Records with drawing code
==========

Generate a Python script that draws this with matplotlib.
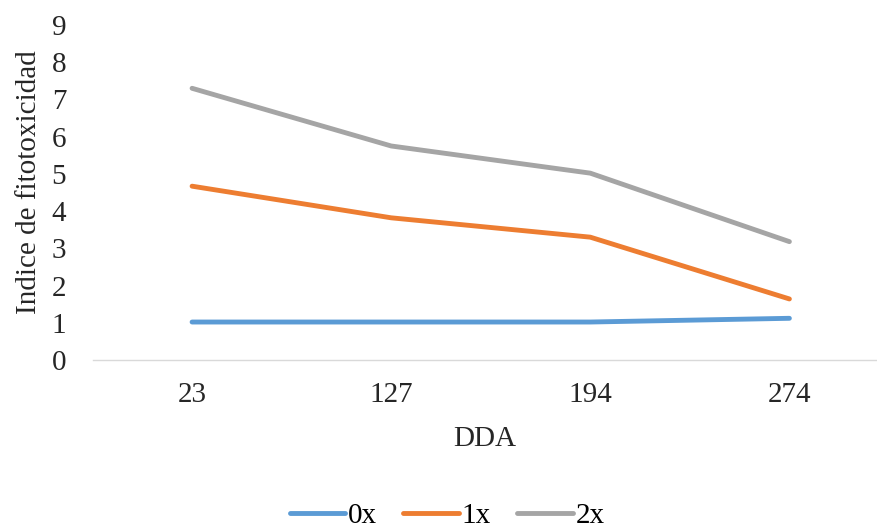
import matplotlib
matplotlib.use("Agg")
import matplotlib.pyplot as plt

# data
dda = ["23", "127", "194", "274"]
serie_0x = [1.02, 1.02, 1.02, 1.12]
serie_1x = [4.67, 3.82, 3.30, 1.64]
serie_2x = [7.30, 5.75, 5.02, 3.18]
series_names = ["0x", "1x", "2x"]
colors = ["#5B9BD5", "#ED7D31", "#A5A5A5"]

plt.rcParams['font.family'] = ['Liberation Serif', 'DejaVu Serif']

fig = plt.figure(figsize=(8.77, 5.29), dpi=100)
ax = fig.add_axes([0.1055, 0.3195, 0.8945, 0.6332])

x = range(len(dda))
for vals, name, c in zip([serie_0x, serie_1x, serie_2x], series_names, colors):
    ax.plot(x, vals, color=c, linewidth=3.5, label=name, solid_capstyle='round')

ax.set_xlim(-0.5, 3.44)
ax.set_ylim(0, 9)
ax.set_yticks(range(0, 10))
ax.set_xticks(list(x))
ax.set_xticklabels(dda)
ax.tick_params(length=0, labelsize=21, colors='#262626')
ax.tick_params(axis='x', pad=16)
ax.tick_params(axis='y', pad=19)

for s in ['top', 'right', 'left']:
    ax.spines[s].set_visible(False)
ax.spines['bottom'].set_color('#d9d9d9')
ax.spines['bottom'].set_linewidth(1)

ax.set_xlabel("DDA", fontsize=21, color='#262626', labelpad=13)
ax.set_ylabel("Indice de fitotoxicidad", fontsize=21, color='#262626')
ax.yaxis.set_label_coords(-0.064, 0.53)

fig.legend(loc='center', bbox_to_anchor=(0.51, 0.025), ncol=3, frameon=False,
           fontsize=21, handlelength=1.9, handletextpad=0.1, columnspacing=0.9)

plt.savefig("out.png", dpi=100)
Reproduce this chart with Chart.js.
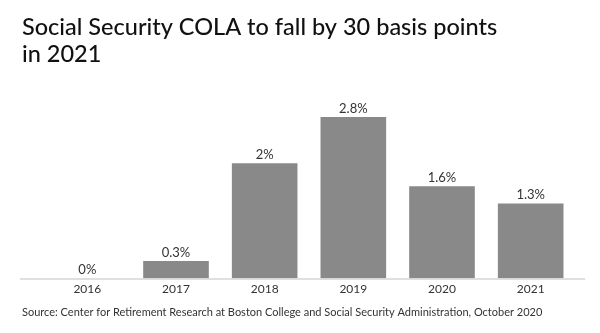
<!DOCTYPE html>
<html>
<head>
<meta charset="utf-8">
<script src="https://cdn.jsdelivr.net/npm/chart.js@4"></script>
<style>
  html, body { margin: 0; padding: 0; background: #fff; }
  #wrap { width: 600px; height: 333px; position: relative; }
</style>
</head>
<body>
<div id="wrap"><canvas id="myChart"></canvas></div>
<script>
// chart data
var years = ["2016", "2017", "2018", "2019", "2020", "2021"];
var colaValues = [0, 0.3, 2, 2.8, 1.6, 1.3];
var valueLabels = ["0%", "0.3%", "2%", "2.8%", "1.6%", "1.3%"];
var titleLines = ["Social Security COLA to fall by 30 basis points", "in 2021"];
var sourceText = "Source: Center for Retirement Research at Boston College and Social Security Administration, October 2020";

var FONT = "Lato, 'Open Sans', sans-serif";

// draws the % labels over bars and the long baseline
var barExtras = {
  id: "barExtras",
  afterDatasetsDraw: function (chart) {
    var ctx = chart.ctx;
    var meta = chart.getDatasetMeta(0);
    var yZero = chart.scales.y.getPixelForValue(0);
    ctx.save();
    ctx.strokeStyle = "#d4d4d4";
    ctx.lineWidth = 1.5;
    ctx.beginPath();
    ctx.moveTo(20, yZero + 0.5);
    ctx.lineTo(585, yZero + 0.5);
    ctx.stroke();

    ctx.fillStyle = "#333";
    ctx.font = "13px " + FONT;
    ctx.textAlign = "center";
    ctx.textBaseline = "bottom";
    meta.data.forEach(function (bar, i) {
      ctx.fillText(valueLabels[i], bar.x, bar.y - 2);
    });
    ctx.restore();
  }
};

var ctx = document.getElementById("myChart").getContext("2d");
var myChart = new Chart(ctx, {
  type: "bar",
  data: {
    labels: years,
    datasets: [{
      data: colaValues,
      backgroundColor: "#898989",
      categoryPercentage: 1,
      barPercentage: 0.74
    }]
  },
  options: {
    responsive: true,
    maintainAspectRatio: false,
    animation: false,
    layout: {
      padding: { left: 22, right: 25, top: 0, bottom: 0 }
    },
    plugins: {
      legend: { display: false },
      tooltip: { enabled: false },
      title: {
        display: true,
        text: titleLines,
        align: "start",
        color: "#111",
        font: { family: FONT, size: 23.5, weight: 500, lineHeight: 1.15 },
        padding: { top: 14, bottom: 26 }
      },
      subtitle: {
        display: true,
        position: "bottom",
        text: sourceText,
        align: "start",
        color: "#333",
        font: { family: FONT, size: 11 },
        padding: { top: 5, bottom: 14 }
      }
    },
    scales: {
      x: {
        grid: { display: false, drawTicks: false },
        border: { display: false },
        ticks: { color: "#333", font: { family: FONT, size: 12 }, padding: 4 }
      },
      y: {
        min: 0,
        max: 3.2,
        grid: { display: false },
        border: { display: false },
        ticks: { display: false },
        afterFit: function (scale) { scale.width = 21; }
      }
    }
  },
  plugins: [barExtras]
});
</script>
</body>
</html>
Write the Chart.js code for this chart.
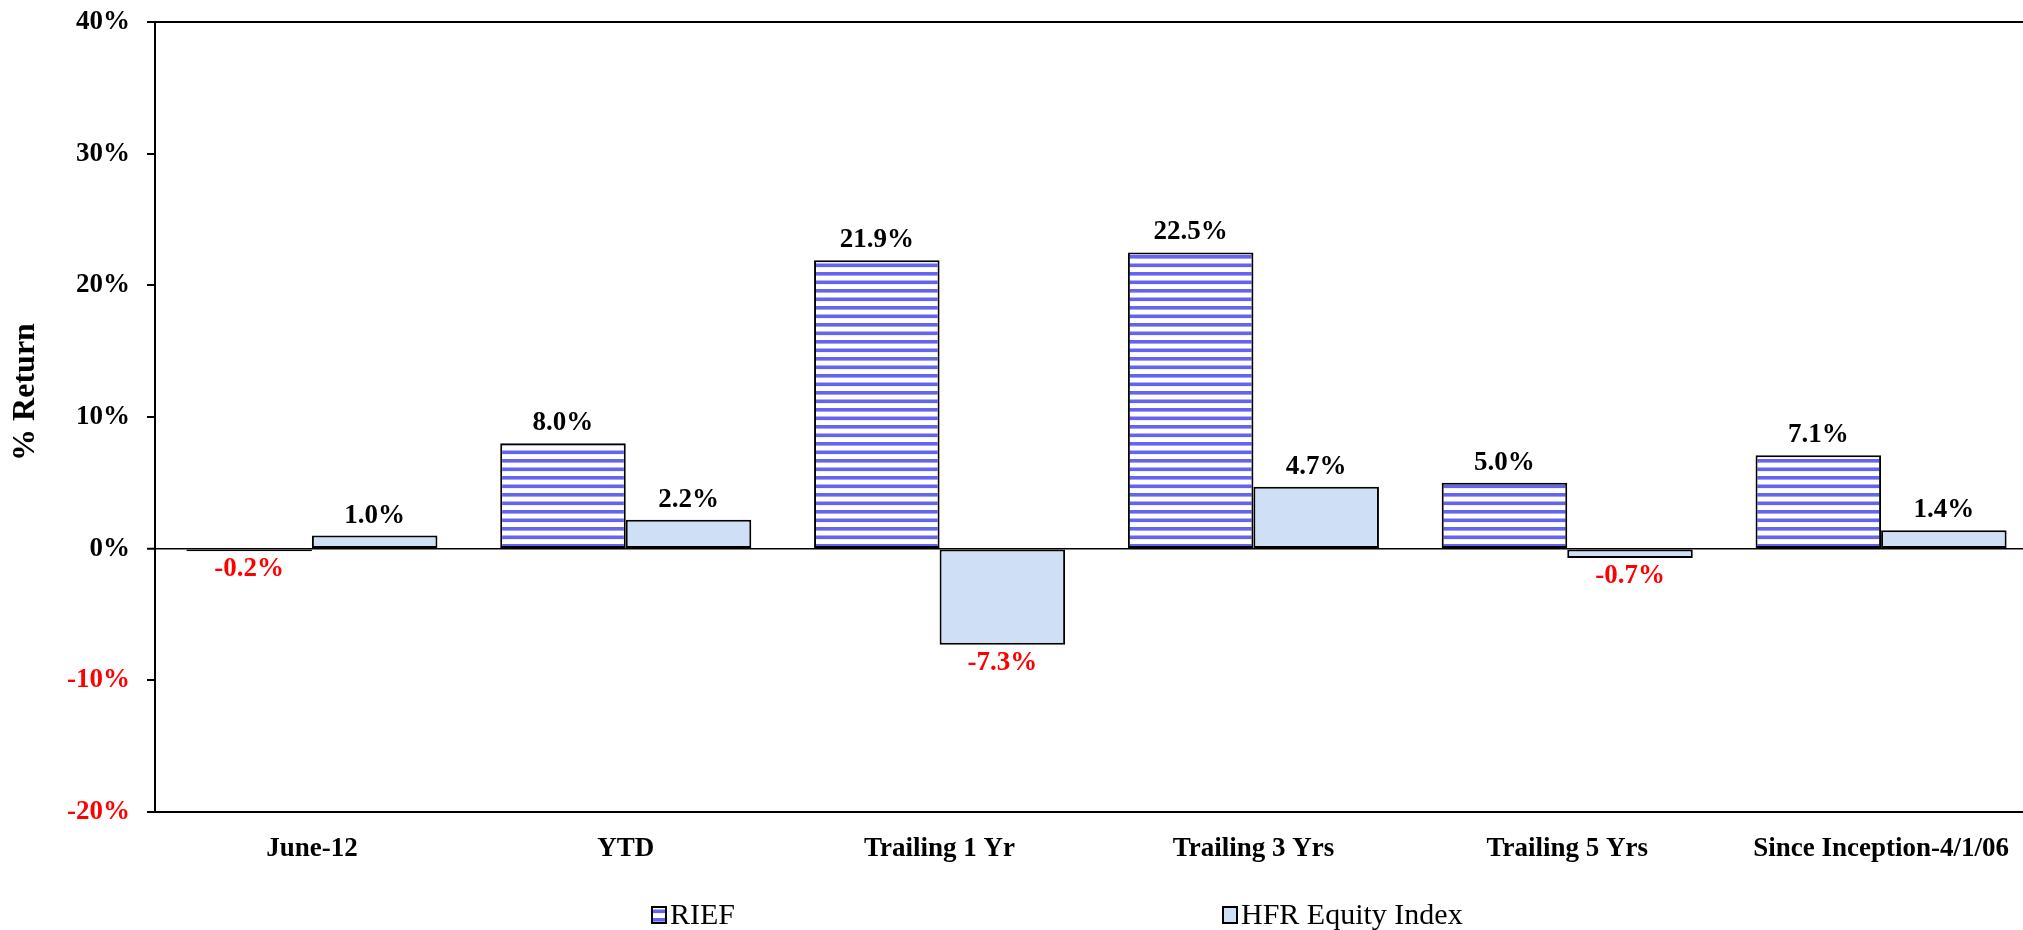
<!DOCTYPE html>
<html>
<head>
<meta charset="utf-8">
<script src="https://cdn.jsdelivr.net/npm/chart.js@4"></script>
<style>
  html, body { margin: 0; padding: 0; background: #fff; overflow: hidden; }
  #wrap { width: 2023px; height: 930px; overflow: hidden; }
</style>
</head>
<body>
<div id="wrap"><canvas id="chart" width="2038" height="930"></canvas></div>
<script>
// data
const categories = ['June-12', 'YTD', 'Trailing 1 Yr', 'Trailing 3 Yrs', 'Trailing 5 Yrs', 'Since Inception-4/1/06'];
const rief = [-0.2, 8.0, 21.9, 22.5, 5.0, 7.1];
const hfr = [1.0, 2.2, -7.3, 4.7, -0.7, 1.4];
const seriesNames = ['RIEF', 'HFR Equity Index'];
const yTicks = [-20, -10, 0, 10, 20, 30, 40];
const yTitle = '% Return';

const serif = '"Liberation Serif", "Times New Roman", serif';
const hfrColor = '#cfe0f6';

// horizontal stripes for RIEF
function stripes() {
    let c = document.createElement('canvas');
    c.width = 4;
    c.height = 17;
    let g = c.getContext('2d');
    g.fillStyle = '#ffffff';
    g.fillRect(0, 0, 4, 17);
    g.fillStyle = '#6464f0';
    g.fillRect(0, 0, 4, 3.6);
    g.fillRect(0, 8.5, 4, 3.6);
    return g.createPattern(c, 'repeat');
}
const riefFill = stripes();

// value labels: black above positive bars, red below negative ones
const valueLabels = {
    id: 'valueLabels',
    afterDatasetsDraw(chart) {
        const ctx = chart.ctx;
        ctx.save();
        ctx.font = 'bold 27px ' + serif;
        ctx.textAlign = 'center';
        ctx.textBaseline = 'alphabetic';
        chart.data.datasets.forEach((ds, i) => {
            chart.getDatasetMeta(i).data.forEach((bar, j) => {
                let v = ds.data[j];
                let txt = v.toFixed(1) + '%';
                if (v < 0) {
                    ctx.fillStyle = '#ff0000';
                    ctx.fillText(txt, bar.x, bar.y + 25);
                } else {
                    ctx.fillStyle = '#000000';
                    ctx.fillText(txt, bar.x, bar.y - 13);
                }
            });
        });
        ctx.restore();
    }
};

// y title sits a little above the middle in the original
const sideTitle = {
    id: 'sideTitle',
    afterDraw(chart) {
        const ctx = chart.ctx;
        ctx.save();
        ctx.translate(26, 392);
        ctx.rotate(-Math.PI / 2);
        ctx.font = 'bold 32px ' + serif;
        ctx.fillStyle = '#000';
        ctx.textAlign = 'center';
        ctx.textBaseline = 'middle';
        ctx.fillText(yTitle, 0, 0);
        ctx.restore();
    }
};

// legend spread out like the original
const spreadLegend = {
    id: 'spreadLegend',
    afterDraw(chart) {
        const ctx = chart.ctx;
        const lefts = [652, 1223];
        const y = 915;
        ctx.save();
        ctx.font = '30px ' + serif;
        ctx.textBaseline = 'middle';
        chart.data.datasets.forEach((ds, i) => {
            let x = lefts[i];
            ctx.fillStyle = ds.backgroundColor;
            ctx.fillRect(x, y - 8, 14, 16);
            ctx.lineWidth = 2;
            ctx.strokeStyle = '#000';
            ctx.strokeRect(x, y - 8, 14, 16);
            ctx.fillStyle = '#000';
            ctx.fillText(ds.label, x + 18, y + 1);
        });
        ctx.restore();
    }
};

const ctx = document.getElementById('chart').getContext('2d');
const chart = new Chart(ctx, {
    type: 'bar',
    data: {
        labels: categories,
        datasets: [{
            label: seriesNames[0],
            data: rief,
            backgroundColor: riefFill,
            borderColor: '#000',
            borderWidth: 2,
            borderSkipped: false
        }, {
            label: seriesNames[1],
            data: hfr,
            backgroundColor: hfrColor,
            borderColor: '#000',
            borderWidth: 2,
            borderSkipped: false
        }]
    },
    options: {
        responsive: false,
        animation: false,
        layout: { padding: { top: 22, right: 0, bottom: 68, left: 0 } },
        datasets: { bar: { categoryPercentage: 0.8, barPercentage: 1.0 } },
        plugins: {
            legend: { display: false },
            tooltip: { enabled: false }
        },
        scales: {
            x: {
                grid: { display: false },
                border: { display: false },
                ticks: {
                    color: '#000',
                    font: { family: serif, size: 27, weight: 'bold' },
                    padding: 13,
                    maxRotation: 0
                },
                afterFit(scale) { scale.height = 50; }
            },
            y: {
                min: yTicks[0],
                max: yTicks[yTicks.length - 1],
                afterBuildTicks(scale) {
                    scale.ticks = yTicks.map(v => ({ value: v }));
                },
                grid: {
                    color: c => (c.tick && [40, 0, -20].includes(c.tick.value)) ? '#000' : 'rgba(0,0,0,0)',
                    lineWidth: c => (c.tick && c.tick.value === 0) ? 1.5 : 2,
                    tickColor: '#000',
                    tickWidth: 2,
                    tickLength: 8
                },
                border: { display: true, color: '#000', width: 2 },
                ticks: {
                    padding: 17,
                    color: c => c.tick.value < 0 ? '#ff0000' : '#000',
                    font: { family: serif, size: 27, weight: 'bold' },
                    callback: v => v + '%'
                },
                afterFit(scale) {
                    scale.width = 155;
                    scale.paddingTop = 0;
                    scale.paddingBottom = 0;
                }
            }
        }
    },
    plugins: [valueLabels, sideTitle, spreadLegend]
});
</script>
</body>
</html>
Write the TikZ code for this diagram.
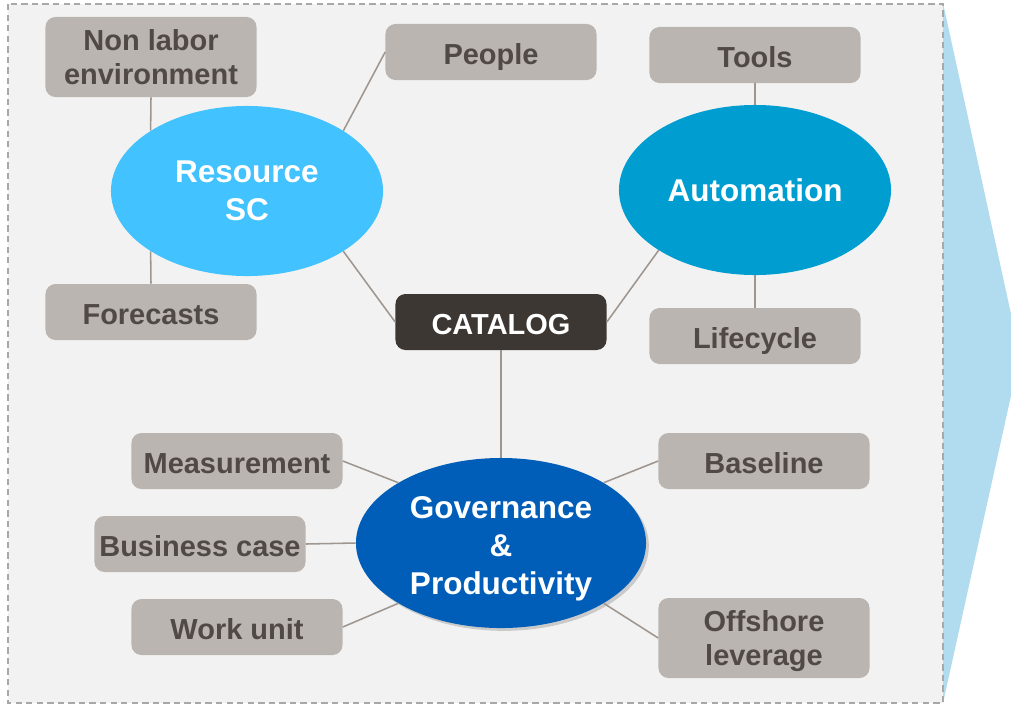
\documentclass[tikz,border=0pt]{standalone}
\usepackage{fontspec}
\setmainfont{Liberation Sans}
\usetikzlibrary{shapes.geometric,shadows}

\definecolor{panelgray}{HTML}{F2F2F2}
\definecolor{framegray}{HTML}{A8A8A8}
\definecolor{boxgray}{HTML}{BAB5B0}
\definecolor{boxtext}{HTML}{514946}
\definecolor{linkgray}{HTML}{9E968F}
\definecolor{catalogdark}{HTML}{3D3734}
\definecolor{resblue}{HTML}{42C2FE}
\definecolor{autoblue}{HTML}{009DD1}
\definecolor{govblue}{HTML}{005EB8}
\definecolor{arrowblue}{HTML}{B1DBEF}

% last line without descender, so the text sits centred like the slide
\newcommand{\flatline}[1]{\raisebox{0pt}[\height][0pt]{#1}}

\tikzset{
    item/.style={rectangle, rounded corners=0.25cm, fill=boxgray, text=boxtext, align=center,
        minimum width=5.275cm, minimum height=1.4cm, inner sep=0pt,
        text height=17.7pt, text depth=0pt,
        font=\fontsize{20.6}{23.8}\selectfont\bfseries},
    twoline/.style={minimum height=2cm, text height={}, text depth={}},
    topic/.style={ellipse, minimum width=6.8cm, minimum height=4.25cm, inner sep=0pt,
        text=white, align=center, font=\fontsize{22.4}{27.2}\selectfont\bfseries},
    link/.style={draw=linkgray, line width=1.1pt},
}

\begin{document}
\begin{tikzpicture}[x=0.025cm, y=-0.025cm]
    \useasboundingbox (0, 0) rectangle (1011, 705);
    \clip (0, 0) rectangle (1011, 705);

    % chevron and panel
    \fill[arrowblue] (943, 3) -- (1020, 355) -- (943, 703) -- cycle;
    \draw[framegray, fill=panelgray, line width=1.1pt, dash pattern=on 4.5pt off 3pt] (8, 4) rectangle (943, 703);

    % topics
    \node[topic, fill=resblue]  (res)  at (247, 191) {Resource\\SC};
    \node[topic, fill=autoblue] (auto) at (755, 190) {Automation};
    \node[topic, fill=govblue, minimum width=7.25cm,
          drop shadow={opacity=0.35, shadow xshift=2pt, shadow yshift=-2pt}]
                                (gov)  at (501, 543) {\rule{0pt}{19.5pt}Governance\\\&\\\flatline{Productivity}};
    \node[item, fill=catalogdark, text=white] (cat) at (501, 322) {CATALOG};

    % items
    \node[item, twoline] (nonlab)  at (151, 57)  {Non labor\\environment};
    \node[item]          (people)  at (491, 52)  {People};
    \node[item]          (tools)   at (755, 55)  {Tools};
    \node[item]          (fcast)   at (151, 312) {Forecasts};
    \node[item]          (life)    at (755, 336) {Lifecycle};
    \node[item]          (meas)    at (237, 461) {Measurement};
    \node[item]          (base)    at (764, 461) {Baseline};
    \node[item]          (bcase)   at (200, 544) {Business case};
    \node[item]          (wunit)   at (237, 627) {Work unit};
    \node[item, twoline] (offsh)   at (764, 638) {Offshore\\\flatline{leverage}};

    % links
    \draw[link] (nonlab.south) -- (res.north west);   % Non labor -- Resource
    \draw[link] (people.west)  -- (res.north east);   % People -- Resource
    \draw[link] (fcast.north)  -- (res.south west);   % Forecasts -- Resource
    \draw[link] (res.south east) -- (cat.west);       % Resource -- CATALOG
    \draw[link] (tools.south)  -- (auto.north);       % Tools -- Automation
    \draw[link] (life.north)   -- (auto.south);       % Lifecycle -- Automation
    \draw[link] (auto.south west) -- (cat.east);      % Automation -- CATALOG
    \draw[link] (cat.south)    -- (gov.north);        % CATALOG -- Governance
    \draw[link] (meas.east)    -- (gov.north west);   % Measurement -- Governance
    \draw[link] (base.west)    -- (gov.north east);   % Baseline -- Governance
    \draw[link] (bcase.east)   -- (gov.west);         % Business case -- Governance
    \draw[link] (wunit.east)   -- (gov.south west);   % Work unit -- Governance
    \draw[link] (offsh.west)   -- (gov.south east);   % Offshore -- Governance
\end{tikzpicture}
\end{document}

==========

What to work on >> Print the entries as they stand, first line through the line holding "ax = fig.add_axes([0.1055, 0.3195, 0.8945, 0.6332])", with every picture removed.

Written response >>
Generate a Python script that draws this with matplotlib.
import matplotlib
matplotlib.use("Agg")
import matplotlib.pyplot as plt

# data
dda = ["23", "127", "194", "274"]
serie_0x = [1.02, 1.02, 1.02, 1.12]
serie_1x = [4.67, 3.82, 3.30, 1.64]
serie_2x = [7.30, 5.75, 5.02, 3.18]
series_names = ["0x", "1x", "2x"]
colors = ["#5B9BD5", "#ED7D31", "#A5A5A5"]

plt.rcParams['font.family'] = ['Liberation Serif', 'DejaVu Serif']

fig = plt.figure(figsize=(8.77, 5.29), dpi=100)
ax = fig.add_axes([0.1055, 0.3195, 0.8945, 0.6332])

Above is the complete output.